# [What is required]
Transcribe the records that follow exactly. Skip the pictures.

<<<<

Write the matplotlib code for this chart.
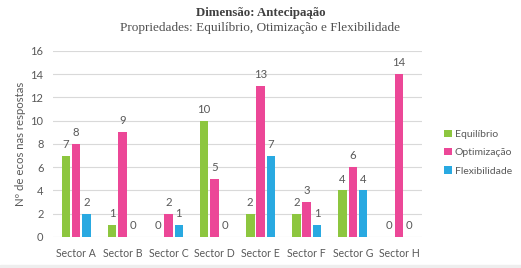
import numpy as np
import matplotlib as ma
ma.use('agg')
import matplotlib.pyplot as plt
from matplotlib.patches import Rectangle

sectors = ['Sector A', 'Sector B', 'Sector C', 'Sector D',
           'Sector E', 'Sector F', 'Sector G', 'Sector H']
equilibrio = [7, 1, 0, 10, 2, 2, 4, 0]
optimizacao = [8, 9, 2, 5, 13, 3, 6, 14]
flexibilidade = [2, 0, 1, 0, 7, 1, 4, 0]
series_names = ['Equilíbrio', 'Optimização', 'Flexibilidade']
colors = ['#8dc63f', '#ec4797', '#29a9e1']
yticks = list(range(0, 17, 2))

def main():
    fig = plt.figure(figsize=(5.21, 2.68), dpi=100)
    ax = fig.add_axes([0.102, 0.116, 0.708, 0.694])
    x = np.arange(len(sectors))
    w = 0.185
    off = 0.225
    txt = '#595959'
    fs = 7.6
    for i, (vals, name, c) in enumerate(zip([equilibrio, optimizacao, flexibilidade],
                                            series_names, colors)):
        pos = x + (i - 1) * off
        ax.bar(pos, vals, width=w, color=c, label=name, zorder=3)
        for p, v in zip(pos, vals):
            ax.text(p, v + 0.5, str(v), ha='center', va='bottom',
                    fontsize=8.2, color=txt, family='Lato')

    ax.set_xlim(-0.5, 7.5)
    ax.set_ylim(0, 16)
    ax.set_yticks(yticks)
    ax.set_xticks(x)
    ax.set_xticklabels(sectors, family='Lato', fontsize=fs, color=txt)
    for lab in ax.get_yticklabels():
        lab.set_family('Lato')
        lab.set_fontsize(8)
        lab.set_color(txt)
    ax.tick_params(length=0)
    ax.tick_params(axis='x', pad=8)
    ax.tick_params(axis='y', pad=7)
    ax.grid(axis='y', color='#d9d9d9', linewidth=0.8, zorder=0)
    for s in ax.spines.values():
        s.set_visible(False)
    ax.set_ylabel('Nº de ecos nas respostas', family='Lato', fontsize=8.2,
                  color=txt, labelpad=3)

    leg = fig.legend(loc='center left', bbox_to_anchor=(0.835, 0.43),
                     frameon=False, handlelength=0.7, handleheight=0.7,
                     handletextpad=0.3, labelspacing=0.85,
                     prop={'family': 'Lato', 'size': 7.5})
    for t in leg.get_texts():
        t.set_color(txt)

    fig.text(0.5, 0.952, 'Dimensão: Antecipaąão', ha='center', va='center',
             family='Liberation Serif', fontweight='bold', fontsize=9.3, color='#404040')
    fig.text(0.5, 0.897, 'Propriedades: Equilíbrio, Otimização e Flexibilidade',
             ha='center', va='center', family='Liberation Serif', fontsize=9.5,
             color='#505050')
    fig.patches.append(Rectangle((0, 0), 1, 0.012, transform=fig.transFigure,
                                 color='#eeeeee', zorder=0))
    fig.savefig('out.png', dpi=100)

if __name__ == "__main__":
    main()
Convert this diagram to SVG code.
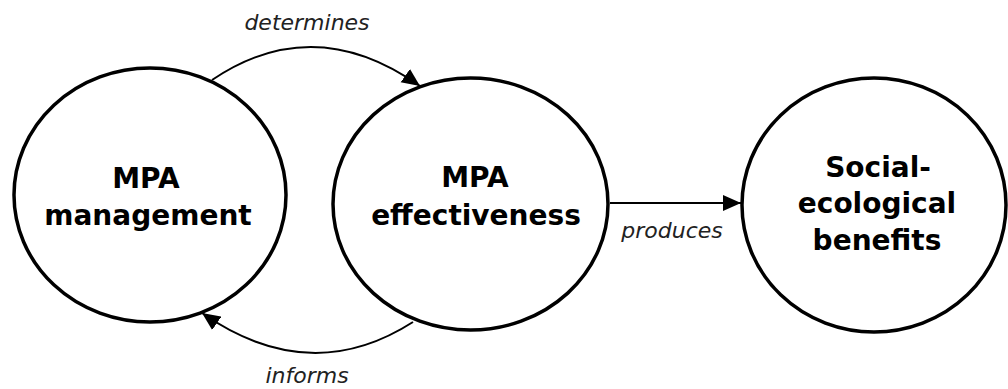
<svg xmlns="http://www.w3.org/2000/svg" width="1008" height="389" viewBox="0 0 1008 389">
  <style>
    .node { fill: #ffffff; stroke: #000000; stroke-width: 3.5; }
    .ntext { font-family: "DejaVu Sans", "Liberation Sans", sans-serif; font-weight: bold; font-size: 28px; fill: #000000; text-anchor: middle; }
    .conn { fill: none; stroke: #000000; stroke-width: 2; }
    .ltext { font-family: "DejaVu Sans", "Liberation Sans", sans-serif; font-style: italic; font-size: 22px; fill: #222222; text-anchor: middle; }
  </style>
  <defs>
    <marker id="arrow" viewBox="0 0 10 10" refX="10" refY="5" markerWidth="9" markerHeight="9" markerUnits="strokeWidth" orient="auto">
      <path d="M0,0.5 L10,5 L0,9.5 Z" fill="#000000"/>
    </marker>
  </defs>
  <rect width="1008" height="389" fill="#ffffff"/>
  <g id="node-management">
    <ellipse class="node" cx="150" cy="195" rx="136" ry="127"/>
    <text class="ntext" x="146" y="188">MPA</text>
    <text class="ntext" x="148" y="225">management</text>
  </g>
  <g id="node-effectiveness">
    <ellipse class="node" cx="470.5" cy="204" rx="137.5" ry="126"/>
    <text class="ntext" x="475" y="187">MPA</text>
    <text class="ntext" x="476" y="225">effectiveness</text>
  </g>
  <g id="node-benefits">
    <ellipse class="node" cx="874" cy="205" rx="132" ry="127"/>
    <text class="ntext" x="878" y="177">Social-</text>
    <text class="ntext" x="877" y="213">ecological</text>
    <text class="ntext" x="877" y="250">benefits</text>
  </g>
  <g id="connectors">
    <path class="conn" d="M212,80 Q314,11 420,86" marker-end="url(#arrow)"/>
    <path class="conn" d="M413,322 Q310,388 202,313" marker-end="url(#arrow)"/>
    <path class="conn" d="M610,203 L741,203" marker-end="url(#arrow)"/>
    <text class="ltext" x="307" y="30">determines</text>
    <text class="ltext" x="307" y="383">informs</text>
    <text class="ltext" x="672" y="238">produces</text>
  </g>
</svg>
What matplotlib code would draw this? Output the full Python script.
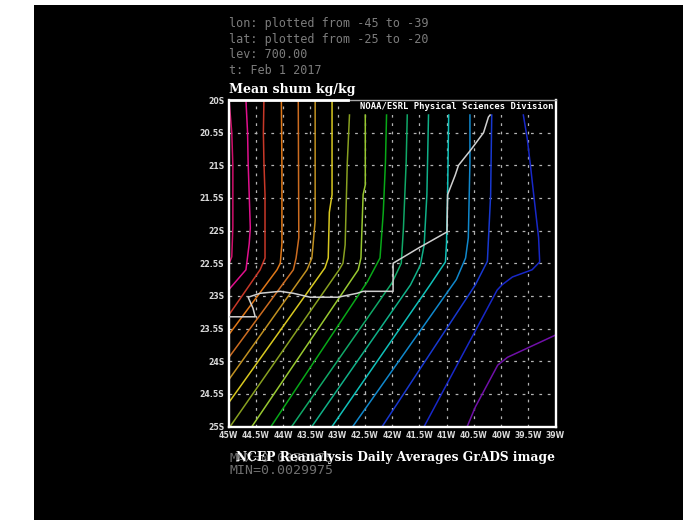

>>>>

# [Finished task]
Write the matplotlib code for this chart.
import numpy as np
import matplotlib as ma
ma.use('agg')
import matplotlib.pyplot as plt
from matplotlib.patches import Rectangle

sectors = ['Sector A', 'Sector B', 'Sector C', 'Sector D',
           'Sector E', 'Sector F', 'Sector G', 'Sector H']
equilibrio = [7, 1, 0, 10, 2, 2, 4, 0]
optimizacao = [8, 9, 2, 5, 13, 3, 6, 14]
flexibilidade = [2, 0, 1, 0, 7, 1, 4, 0]
series_names = ['Equilíbrio', 'Optimização', 'Flexibilidade']
colors = ['#8dc63f', '#ec4797', '#29a9e1']
yticks = list(range(0, 17, 2))

def main():
    fig = plt.figure(figsize=(5.21, 2.68), dpi=100)
    ax = fig.add_axes([0.102, 0.116, 0.708, 0.694])
    x = np.arange(len(sectors))
    w = 0.185
    off = 0.225
    txt = '#595959'
    fs = 7.6
    for i, (vals, name, c) in enumerate(zip([equilibrio, optimizacao, flexibilidade],
                                            series_names, colors)):
        pos = x + (i - 1) * off
        ax.bar(pos, vals, width=w, color=c, label=name, zorder=3)
        for p, v in zip(pos, vals):
            ax.text(p, v + 0.5, str(v), ha='center', va='bottom',
                    fontsize=8.2, color=txt, family='Lato')

    ax.set_xlim(-0.5, 7.5)
    ax.set_ylim(0, 16)
    ax.set_yticks(yticks)
    ax.set_xticks(x)
    ax.set_xticklabels(sectors, family='Lato', fontsize=fs, color=txt)
    for lab in ax.get_yticklabels():
        lab.set_family('Lato')
        lab.set_fontsize(8)
        lab.set_color(txt)
    ax.tick_params(length=0)
    ax.tick_params(axis='x', pad=8)
    ax.tick_params(axis='y', pad=7)
    ax.grid(axis='y', color='#d9d9d9', linewidth=0.8, zorder=0)
    for s in ax.spines.values():
        s.set_visible(False)
    ax.set_ylabel('Nº de ecos nas respostas', family='Lato', fontsize=8.2,
                  color=txt, labelpad=3)

    leg = fig.legend(loc='center left', bbox_to_anchor=(0.835, 0.43),
                     frameon=False, handlelength=0.7, handleheight=0.7,
                     handletextpad=0.3, labelspacing=0.85,
                     prop={'family': 'Lato', 'size': 7.5})
    for t in leg.get_texts():
        t.set_color(txt)

    fig.text(0.5, 0.952, 'Dimensão: Antecipaąão', ha='center', va='center',
             family='Liberation Serif', fontweight='bold', fontsize=9.3, color='#404040')
    fig.text(0.5, 0.897, 'Propriedades: Equilíbrio, Otimização e Flexibilidade',
             ha='center', va='center', family='Liberation Serif', fontsize=9.5,
             color='#505050')
    fig.patches.append(Rectangle((0, 0), 1, 0.012, transform=fig.transFigure,
                                 color='#eeeeee', zorder=0))
    fig.savefig('out.png', dpi=100)

if __name__ == "__main__":
    main()
Convert this diagram to SVG code.
<svg xmlns="http://www.w3.org/2000/svg" width="1008" height="389" viewBox="0 0 1008 389">
  <style>
    .node { fill: #ffffff; stroke: #000000; stroke-width: 3.5; }
    .ntext { font-family: "DejaVu Sans", "Liberation Sans", sans-serif; font-weight: bold; font-size: 28px; fill: #000000; text-anchor: middle; }
    .conn { fill: none; stroke: #000000; stroke-width: 2; }
    .ltext { font-family: "DejaVu Sans", "Liberation Sans", sans-serif; font-style: italic; font-size: 22px; fill: #222222; text-anchor: middle; }
  </style>
  <defs>
    <marker id="arrow" viewBox="0 0 10 10" refX="10" refY="5" markerWidth="9" markerHeight="9" markerUnits="strokeWidth" orient="auto">
      <path d="M0,0.5 L10,5 L0,9.5 Z" fill="#000000"/>
    </marker>
  </defs>
  <rect width="1008" height="389" fill="#ffffff"/>
  <g id="node-management">
    <ellipse class="node" cx="150" cy="195" rx="136" ry="127"/>
    <text class="ntext" x="146" y="188">MPA</text>
    <text class="ntext" x="148" y="225">management</text>
  </g>
  <g id="node-effectiveness">
    <ellipse class="node" cx="470.5" cy="204" rx="137.5" ry="126"/>
    <text class="ntext" x="475" y="187">MPA</text>
    <text class="ntext" x="476" y="225">effectiveness</text>
  </g>
  <g id="node-benefits">
    <ellipse class="node" cx="874" cy="205" rx="132" ry="127"/>
    <text class="ntext" x="878" y="177">Social-</text>
    <text class="ntext" x="877" y="213">ecological</text>
    <text class="ntext" x="877" y="250">benefits</text>
  </g>
  <g id="connectors">
    <path class="conn" d="M212,80 Q314,11 420,86" marker-end="url(#arrow)"/>
    <path class="conn" d="M413,322 Q310,388 202,313" marker-end="url(#arrow)"/>
    <path class="conn" d="M610,203 L741,203" marker-end="url(#arrow)"/>
    <text class="ltext" x="307" y="30">determines</text>
    <text class="ltext" x="307" y="383">informs</text>
    <text class="ltext" x="672" y="238">produces</text>
  </g>
</svg>
What matplotlib code would draw this? Output the full Python script.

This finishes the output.